Tuesday, October 11, 2011

Chasing stock price=recipe for disaster

Let's talk about Reed Hastings for a minute. Hero one day, goat the next?

This guy fascinates me. We talk to Netflix employees all the time and what we've found is that the entire company is geared towards driving the stock up. That's all well and good...to a point. But if there is one thing I've learned in the last 18 years hanging around growth technology companies, it's this: pay more attention to your business than to your stock price.

Employees need to be motivated every day. And if they're sitting around staring at the ticker, what are they NOT doing that some other upstart player in their market IS doing? A lot. Classic case of the hungry eating the young of the lazy and decadent. Happens all the time and is baffling. it's so easy to arrest this. CEOs should personally interview every employee up to the first 50 and should ingrain this concept into their heads: come here to WORK. Come here to get stuff done. Check your politics at the door and let's go build a huge company, hire a bunch of people and kick someone's ass every single day. Stock will reward us in time, and will be sustainable wealth.
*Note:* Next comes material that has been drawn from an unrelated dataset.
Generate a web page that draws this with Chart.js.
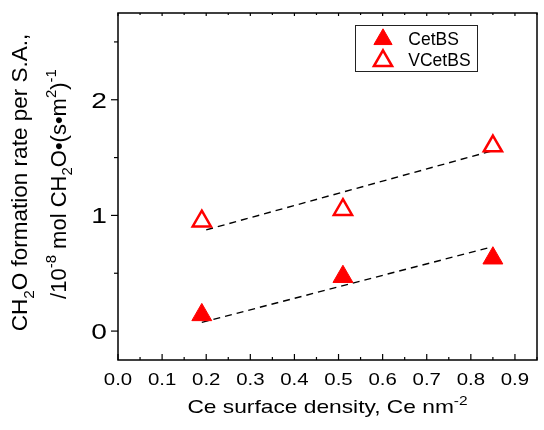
<!DOCTYPE html>
<html>
<head>
<meta charset="utf-8">
<script src="https://cdn.jsdelivr.net/npm/chart.js@4"></script>
<style>
  html, body { margin: 0; padding: 0; background: #fff; overflow: hidden; }
  #wrap { width: 544px; height: 430px; overflow: hidden; }
</style>
</head>
<body>
<div id="wrap"><canvas id="chart" width="550" height="430"></canvas></div>
<script>
// data
const ceDensity = [0.19, 0.51, 0.85];
const rateCetBS = [0.14, 0.47, 0.63];
const rateVCetBS = [0.95, 1.05, 1.60];
// dashed guide lines (end points)
const fitCetBSX = [0.19, 0.845];
const fitCetBSY = [0.075, 0.725];
const fitVCetBSX = [0.20, 0.85];
const fitVCetBSY = [0.875, 1.56];
const seriesNames = ['CetBS', 'VCetBS'];
const xRange = [0, 0.95];
const yRange = [-0.25, 2.75];
const xTicks = [0, 0.05, 0.1, 0.15, 0.2, 0.25, 0.3, 0.35, 0.4, 0.45, 0.5, 0.55, 0.6, 0.65, 0.7, 0.75, 0.8, 0.85, 0.9, 0.95];
const xTickLabels = ['0.0', '', '0.1', '', '0.2', '', '0.3', '', '0.4', '', '0.5', '', '0.6', '', '0.7', '', '0.8', '', '0.9', ''];
const yTicks = [0, 0.5, 1, 1.5, 2, 2.5];
const yTickLabels = ['0', '', '1', '', '2', ''];

const FONT = '"Liberation Sans", Arial, sans-serif';
const RED = '#ff0000';

function pts(xs, ys) {
    return xs.map((x, i) => ({ x: x, y: ys[i] }));
}

function segFont(s, size) {
    const f = s[1] === 'n' ? size : size * 0.68;
    return f + 'px ' + FONT;
}

// text with sub/superscripts, segs = [[text, 'n'|'sub'|'sup'], ...]
function drawRich(ctx, segs, x, y, size, o) {
    o = o || {};
    ctx.save();
    ctx.translate(x, y);
    if (o.rotate) ctx.rotate(-Math.PI / 2);
    ctx.scale(o.sx || 1, 1);
    ctx.fillStyle = '#000';
    ctx.textBaseline = 'alphabetic';
    ctx.textAlign = 'left';
    let w = 0;
    segs.forEach(s => { ctx.font = segFont(s, size); w += ctx.measureText(s[0]).width; });
    let cx = o.align === 'center' ? -w / 2 : (o.align === 'right' ? -w : 0);
    segs.forEach(s => {
        ctx.font = segFont(s, size);
        const dy = s[1] === 'sub' ? size * 0.28 : (s[1] === 'sup' ? -size * 0.42 : 0);
        ctx.fillText(s[0], cx, dy);
        cx += ctx.measureText(s[0]).width;
    });
    ctx.restore();
}

const axisDecor = {
    id: 'axisDecor',
    afterDraw(chart) {
        const ctx = chart.ctx;
        const a = chart.chartArea;
        const xs = chart.scales.x, ys = chart.scales.y;
        ctx.save();
        ctx.strokeStyle = '#000';
        ctx.lineWidth = 1.5;
        ctx.strokeRect(a.left, a.top, a.right - a.left, a.bottom - a.top);

        // x ticks: inward, bottom and top
        ctx.lineWidth = 1.2;
        xs.ticks.forEach((t, i) => {
            const major = xTickLabels[i] !== '';
            const px = xs.getPixelForValue(t.value);
            ctx.beginPath();
            ctx.moveTo(px, a.bottom);
            ctx.lineTo(px, a.bottom - (major ? 6 : 3));
            ctx.moveTo(px, a.top);
            ctx.lineTo(px, a.top + (major ? 3 : 2));
            ctx.stroke();
            if (major) {
                drawRich(ctx, [[xTickLabels[i], 'n']], px, 385, 17, { align: 'center', sx: 1.2 });
            }
        });

        // y ticks: outward on the left
        ys.ticks.forEach((t, i) => {
            const major = yTickLabels[i] !== '';
            const py = ys.getPixelForValue(t.value);
            ctx.beginPath();
            ctx.moveTo(a.left, py);
            ctx.lineTo(a.left - (major ? 7 : 4), py);
            ctx.stroke();
            if (major) {
                drawRich(ctx, [[yTickLabels[i], 'n']], 107, py + 7.9, 22, { align: 'right', sx: 1.28 });
            }
        });

        // axis titles
        drawRich(ctx, [['Ce surface density, Ce nm', 'n'], ['-2', 'sup']],
            (a.left + a.right) / 2, 412.5, 18.5, { align: 'center', sx: 1.23 });
        drawRich(ctx, [['CH', 'n'], ['2', 'sub'], ['O formation rate per S.A.,', 'n']],
            27.3, 182.5, 22.5, { align: 'center', rotate: true });
        drawRich(ctx, [['/10', 'n'], ['-8', 'sup'], [' mol CH', 'n'], ['2', 'sub'],
            ['O\u2022(s\u2022m', 'n'], ['2', 'sup'], [')', 'n'], ['-1', 'sup']],
            65.5, 184, 22, { align: 'center', rotate: true });

        // legend
        ctx.lineWidth = 1;
        ctx.strokeStyle = '#222';
        ctx.strokeRect(355.5, 25.5, 122, 46);
        const markY = [39.3, 60.8];
        const textY = [45, 65.7];
        [0, 1].forEach(i => {
            const ds = chart.data.datasets[i];
            ctx.fillStyle = ds.backgroundColor;
            ctx.strokeStyle = ds.borderColor;
            ctx.lineWidth = ds.borderWidth;
            Chart.helpers.drawPoint(ctx, { pointStyle: 'triangle', radius: 10.5, borderWidth: ds.borderWidth }, 383, markY[i]);
            drawRich(ctx, [[seriesNames[i], 'n']], 408.3, textY[i], 17.5, {});
        });
        ctx.restore();
    }
};

new Chart(document.getElementById('chart'), {
    type: 'scatter',
    data: {
        datasets: [{
            label: seriesNames[0],
            data: pts(ceDensity, rateCetBS),
            pointStyle: 'triangle',
            pointRadius: 11.5,
            backgroundColor: RED,
            borderColor: RED,
            borderWidth: 1,
        }, {
            label: seriesNames[1],
            data: pts(ceDensity, rateVCetBS),
            pointStyle: 'triangle',
            pointRadius: 10.5,
            backgroundColor: '#ffffff',
            borderColor: RED,
            borderWidth: 2.5,
        }, {
            label: 'fit CetBS',
            data: pts(fitCetBSX, fitCetBSY),
            showLine: true,
            borderColor: '#000',
            borderWidth: 1.4,
            borderDash: [7, 5],
            pointRadius: 0,
        }, {
            label: 'fit VCetBS',
            data: pts(fitVCetBSX, fitVCetBSY),
            showLine: true,
            borderColor: '#000',
            borderWidth: 1.4,
            borderDash: [7, 5],
            pointRadius: 0,
        }]
    },
    options: {
        responsive: false,
        animation: false,
        devicePixelRatio: 1,
        events: [],
        layout: { padding: { top: 13, right: 4, left: 0, bottom: 0 } },
        plugins: { legend: { display: false }, tooltip: { enabled: false } },
        scales: {
            x: {
                type: 'linear', min: xRange[0], max: xRange[1],
                ticks: { display: false },
                grid: { display: false }, border: { display: false },
                afterBuildTicks: s => { s.ticks = xTicks.map(v => ({ value: v })); },
                afterFit: s => { s.height = 70; }
            },
            y: {
                min: yRange[0], max: yRange[1],
                ticks: { display: false },
                grid: { display: false }, border: { display: false },
                afterBuildTicks: s => { s.ticks = yTicks.map(v => ({ value: v })); },
                afterFit: s => { s.width = 118; }
            }
        }
    },
    plugins: [axisDecor]
});
</script>
</body>
</html>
One interesting thing to do is to watch the inevitable wall-hitting that occurs when companies go public. You can almost set your clock to it and they get crushed within 2 years as key people unload the stock and go cash in not just shares but resumes for bigger jobs they're usually unqualified for. Then a bunch of piled up work gets undone and BAM! You miss a quarter and are smoked. Analysts don't trust you anymore, investors are mad and dump you, etc. Hard to recover from this. In my view, it's all rooted in the go-go mentality of jacking up stock vs focusing on building a long term winner.

So Reed Hastings is the poster child of this mentality. Now that the stock has fallen back to earth and he's bounced around on strategy, making multiple public apologies (huge that a rock star CEO can admit when he screwed up but will it help?), alienated legions of customers, etc....what's next for Netflix? Watch for a huge brain drain out of the company and the beneficiaries will be the growing horde of digital media companies wanting to sell subscriptions to consumers for whatever. Too many of them to count, and a lot of Netflixers chomping at the bit to cash in those options and those resumes.

I am personally rooting for Mr. Hastings. I love what they did in general. A neat startup success story overall and good guy. But we'll see if that pro-stock-price culture becomes their undoing.